Quote, line for line, the entries from the first through the one containing "plt.rcParams['font.family'] = ['Liberation". Pictures are left out.

+--

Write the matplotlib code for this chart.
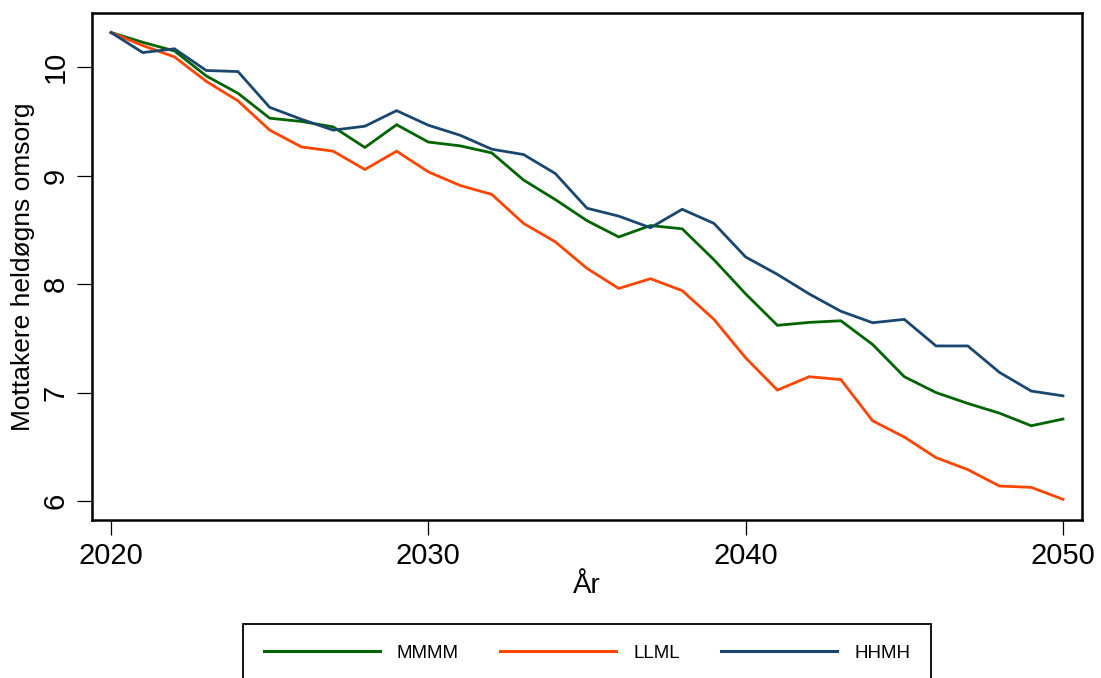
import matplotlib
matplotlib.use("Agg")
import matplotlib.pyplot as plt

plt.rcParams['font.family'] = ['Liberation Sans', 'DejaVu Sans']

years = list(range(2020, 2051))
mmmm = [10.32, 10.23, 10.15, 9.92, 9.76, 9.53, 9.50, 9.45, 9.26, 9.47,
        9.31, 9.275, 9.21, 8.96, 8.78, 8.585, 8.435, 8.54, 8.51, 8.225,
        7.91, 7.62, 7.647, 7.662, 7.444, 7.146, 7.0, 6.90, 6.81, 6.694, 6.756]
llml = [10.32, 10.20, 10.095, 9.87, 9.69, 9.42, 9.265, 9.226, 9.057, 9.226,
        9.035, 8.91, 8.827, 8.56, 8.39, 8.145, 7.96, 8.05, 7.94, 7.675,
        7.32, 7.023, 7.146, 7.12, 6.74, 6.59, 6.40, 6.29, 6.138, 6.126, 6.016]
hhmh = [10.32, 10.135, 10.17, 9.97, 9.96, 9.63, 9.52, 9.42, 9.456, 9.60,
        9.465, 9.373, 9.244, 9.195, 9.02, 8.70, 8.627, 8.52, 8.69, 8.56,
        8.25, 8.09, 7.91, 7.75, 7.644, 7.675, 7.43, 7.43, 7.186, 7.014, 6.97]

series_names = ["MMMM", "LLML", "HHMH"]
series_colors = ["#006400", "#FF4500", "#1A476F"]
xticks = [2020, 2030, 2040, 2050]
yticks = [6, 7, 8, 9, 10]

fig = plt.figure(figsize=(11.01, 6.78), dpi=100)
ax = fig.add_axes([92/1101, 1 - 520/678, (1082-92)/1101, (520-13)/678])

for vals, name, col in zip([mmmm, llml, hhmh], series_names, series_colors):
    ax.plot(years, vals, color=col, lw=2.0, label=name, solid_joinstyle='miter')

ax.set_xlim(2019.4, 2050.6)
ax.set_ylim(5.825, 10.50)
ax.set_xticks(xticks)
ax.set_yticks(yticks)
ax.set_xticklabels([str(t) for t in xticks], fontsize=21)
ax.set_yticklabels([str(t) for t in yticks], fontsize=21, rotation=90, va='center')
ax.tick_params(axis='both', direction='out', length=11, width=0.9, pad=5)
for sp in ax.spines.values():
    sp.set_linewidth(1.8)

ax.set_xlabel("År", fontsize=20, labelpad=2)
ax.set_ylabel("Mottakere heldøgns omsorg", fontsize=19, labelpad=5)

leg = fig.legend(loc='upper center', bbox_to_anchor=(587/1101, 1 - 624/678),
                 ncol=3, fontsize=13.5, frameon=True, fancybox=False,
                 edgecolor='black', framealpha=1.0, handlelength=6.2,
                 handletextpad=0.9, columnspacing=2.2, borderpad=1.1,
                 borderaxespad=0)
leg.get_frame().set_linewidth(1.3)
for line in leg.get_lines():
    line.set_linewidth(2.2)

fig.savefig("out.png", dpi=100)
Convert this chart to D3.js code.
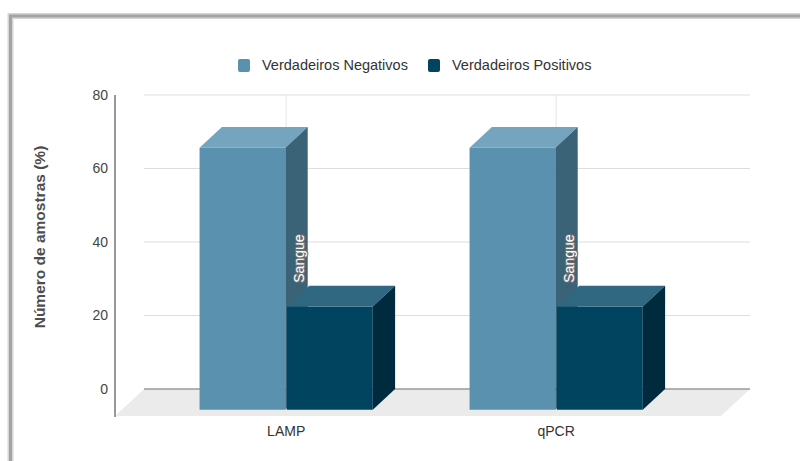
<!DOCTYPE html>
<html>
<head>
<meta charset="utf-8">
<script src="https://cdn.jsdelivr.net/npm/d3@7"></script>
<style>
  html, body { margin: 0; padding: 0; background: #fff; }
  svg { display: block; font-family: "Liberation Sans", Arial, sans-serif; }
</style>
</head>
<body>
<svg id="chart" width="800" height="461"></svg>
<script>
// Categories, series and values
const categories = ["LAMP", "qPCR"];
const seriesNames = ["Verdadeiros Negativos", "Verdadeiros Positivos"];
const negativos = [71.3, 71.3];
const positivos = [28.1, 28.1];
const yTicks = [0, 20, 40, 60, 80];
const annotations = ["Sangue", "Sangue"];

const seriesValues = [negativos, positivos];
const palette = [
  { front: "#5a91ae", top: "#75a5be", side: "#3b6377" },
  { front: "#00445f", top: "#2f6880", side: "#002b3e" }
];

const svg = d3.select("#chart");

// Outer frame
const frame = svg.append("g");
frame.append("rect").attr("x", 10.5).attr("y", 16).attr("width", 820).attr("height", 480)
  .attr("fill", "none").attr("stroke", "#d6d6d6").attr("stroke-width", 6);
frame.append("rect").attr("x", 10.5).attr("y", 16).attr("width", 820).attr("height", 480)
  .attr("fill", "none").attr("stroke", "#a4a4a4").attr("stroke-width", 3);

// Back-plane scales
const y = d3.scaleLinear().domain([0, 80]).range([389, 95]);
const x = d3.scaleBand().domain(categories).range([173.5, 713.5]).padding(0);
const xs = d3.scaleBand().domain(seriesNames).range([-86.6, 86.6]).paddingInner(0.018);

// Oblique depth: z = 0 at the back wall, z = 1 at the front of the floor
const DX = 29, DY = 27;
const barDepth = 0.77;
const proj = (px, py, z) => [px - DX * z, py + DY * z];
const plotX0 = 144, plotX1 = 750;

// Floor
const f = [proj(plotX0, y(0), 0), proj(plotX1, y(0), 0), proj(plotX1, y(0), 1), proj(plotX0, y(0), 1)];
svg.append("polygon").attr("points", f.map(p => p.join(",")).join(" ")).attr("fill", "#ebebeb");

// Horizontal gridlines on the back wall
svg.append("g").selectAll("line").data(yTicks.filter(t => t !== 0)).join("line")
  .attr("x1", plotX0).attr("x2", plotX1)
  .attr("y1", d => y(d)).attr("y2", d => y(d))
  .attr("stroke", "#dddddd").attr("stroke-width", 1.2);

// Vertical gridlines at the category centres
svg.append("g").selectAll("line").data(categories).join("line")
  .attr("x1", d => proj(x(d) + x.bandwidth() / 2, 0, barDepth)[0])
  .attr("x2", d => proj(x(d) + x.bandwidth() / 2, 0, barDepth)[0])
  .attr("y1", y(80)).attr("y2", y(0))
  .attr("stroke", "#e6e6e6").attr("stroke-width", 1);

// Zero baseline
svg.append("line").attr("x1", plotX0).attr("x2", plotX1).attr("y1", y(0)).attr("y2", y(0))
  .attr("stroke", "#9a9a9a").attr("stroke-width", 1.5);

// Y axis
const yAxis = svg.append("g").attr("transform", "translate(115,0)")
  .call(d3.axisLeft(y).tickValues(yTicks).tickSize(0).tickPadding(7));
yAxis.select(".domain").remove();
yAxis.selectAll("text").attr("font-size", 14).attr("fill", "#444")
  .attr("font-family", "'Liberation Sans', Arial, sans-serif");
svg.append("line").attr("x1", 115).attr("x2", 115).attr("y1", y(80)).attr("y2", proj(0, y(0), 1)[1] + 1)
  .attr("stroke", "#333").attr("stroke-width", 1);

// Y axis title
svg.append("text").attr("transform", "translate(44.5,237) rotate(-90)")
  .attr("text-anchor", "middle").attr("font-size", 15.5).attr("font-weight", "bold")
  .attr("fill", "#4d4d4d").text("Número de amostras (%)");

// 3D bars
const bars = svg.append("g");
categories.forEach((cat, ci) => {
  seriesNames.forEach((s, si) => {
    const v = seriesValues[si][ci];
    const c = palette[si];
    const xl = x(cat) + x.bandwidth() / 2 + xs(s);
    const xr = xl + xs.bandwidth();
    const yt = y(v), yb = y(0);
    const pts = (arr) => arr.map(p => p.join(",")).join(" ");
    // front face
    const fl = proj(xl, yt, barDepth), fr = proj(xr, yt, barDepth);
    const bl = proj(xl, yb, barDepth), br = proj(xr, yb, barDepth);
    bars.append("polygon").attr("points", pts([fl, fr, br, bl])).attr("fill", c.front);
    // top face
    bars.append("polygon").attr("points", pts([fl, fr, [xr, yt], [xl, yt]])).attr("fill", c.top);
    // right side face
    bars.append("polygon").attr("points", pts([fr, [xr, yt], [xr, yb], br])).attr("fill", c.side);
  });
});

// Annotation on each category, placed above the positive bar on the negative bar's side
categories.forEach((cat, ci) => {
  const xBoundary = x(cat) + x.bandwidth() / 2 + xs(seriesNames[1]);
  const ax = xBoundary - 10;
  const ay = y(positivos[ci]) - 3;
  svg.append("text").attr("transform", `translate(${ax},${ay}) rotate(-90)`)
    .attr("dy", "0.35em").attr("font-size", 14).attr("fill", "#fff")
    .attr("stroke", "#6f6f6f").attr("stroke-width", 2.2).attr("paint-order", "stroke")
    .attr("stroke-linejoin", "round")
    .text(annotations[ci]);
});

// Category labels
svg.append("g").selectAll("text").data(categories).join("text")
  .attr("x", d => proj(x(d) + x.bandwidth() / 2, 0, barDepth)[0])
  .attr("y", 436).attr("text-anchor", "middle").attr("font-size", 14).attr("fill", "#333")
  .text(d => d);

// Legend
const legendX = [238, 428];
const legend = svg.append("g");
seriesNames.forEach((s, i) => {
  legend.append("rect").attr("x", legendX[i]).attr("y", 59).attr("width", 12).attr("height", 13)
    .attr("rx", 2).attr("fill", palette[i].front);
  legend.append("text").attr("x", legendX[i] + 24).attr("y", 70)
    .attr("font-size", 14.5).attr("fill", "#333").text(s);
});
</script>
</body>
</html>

+--

- PROBLEM SOLUTION
Write the matplotlib code for this chart.
import matplotlib
matplotlib.use("Agg")
import matplotlib.pyplot as plt

plt.rcParams['font.family'] = ['Liberation Sans', 'DejaVu Sans']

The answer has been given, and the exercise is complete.